- INFORMATION PROVIDED -
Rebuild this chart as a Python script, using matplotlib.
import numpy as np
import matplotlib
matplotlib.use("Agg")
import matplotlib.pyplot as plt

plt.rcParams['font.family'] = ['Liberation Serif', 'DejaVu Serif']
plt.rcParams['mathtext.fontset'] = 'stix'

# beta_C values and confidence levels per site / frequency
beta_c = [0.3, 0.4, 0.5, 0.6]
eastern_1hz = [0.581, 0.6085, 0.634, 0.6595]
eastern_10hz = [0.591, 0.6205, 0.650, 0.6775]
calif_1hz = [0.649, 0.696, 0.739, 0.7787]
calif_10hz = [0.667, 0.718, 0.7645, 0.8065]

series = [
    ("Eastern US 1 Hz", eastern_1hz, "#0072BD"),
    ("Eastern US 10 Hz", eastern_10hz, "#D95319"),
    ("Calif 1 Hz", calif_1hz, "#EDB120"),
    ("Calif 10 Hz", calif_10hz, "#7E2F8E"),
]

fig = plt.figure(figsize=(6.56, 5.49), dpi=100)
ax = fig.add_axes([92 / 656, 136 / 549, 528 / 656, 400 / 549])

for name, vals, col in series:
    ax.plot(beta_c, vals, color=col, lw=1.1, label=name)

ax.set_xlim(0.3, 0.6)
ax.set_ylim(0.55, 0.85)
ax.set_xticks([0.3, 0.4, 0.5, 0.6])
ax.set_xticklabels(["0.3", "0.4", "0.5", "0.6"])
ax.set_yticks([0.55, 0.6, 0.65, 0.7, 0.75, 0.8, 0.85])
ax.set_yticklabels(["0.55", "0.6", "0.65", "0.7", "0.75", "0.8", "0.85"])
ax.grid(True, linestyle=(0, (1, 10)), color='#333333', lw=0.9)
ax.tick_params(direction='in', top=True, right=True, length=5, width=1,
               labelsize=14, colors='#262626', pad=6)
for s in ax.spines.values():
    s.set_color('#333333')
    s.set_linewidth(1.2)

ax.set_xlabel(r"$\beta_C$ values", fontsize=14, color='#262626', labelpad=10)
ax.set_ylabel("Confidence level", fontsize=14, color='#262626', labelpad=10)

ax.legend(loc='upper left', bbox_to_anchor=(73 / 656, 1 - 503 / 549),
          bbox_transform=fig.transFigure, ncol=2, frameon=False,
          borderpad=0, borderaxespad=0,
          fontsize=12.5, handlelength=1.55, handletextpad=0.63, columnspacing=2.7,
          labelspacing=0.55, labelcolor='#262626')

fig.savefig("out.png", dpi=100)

- GIVEN TASK -
What is needed is an exact copy of the lines from the start of the listing through the line where "calif_10hz = [0.667, 0.718, 0.7645, 0.8065]" sits, please, both end lines included and nothing more.

- COMPLETED TASK -
Rebuild this chart as a Python script, using matplotlib.
import numpy as np
import matplotlib
matplotlib.use("Agg")
import matplotlib.pyplot as plt

plt.rcParams['font.family'] = ['Liberation Serif', 'DejaVu Serif']
plt.rcParams['mathtext.fontset'] = 'stix'

# beta_C values and confidence levels per site / frequency
beta_c = [0.3, 0.4, 0.5, 0.6]
eastern_1hz = [0.581, 0.6085, 0.634, 0.6595]
eastern_10hz = [0.591, 0.6205, 0.650, 0.6775]
calif_1hz = [0.649, 0.696, 0.739, 0.7787]
calif_10hz = [0.667, 0.718, 0.7645, 0.8065]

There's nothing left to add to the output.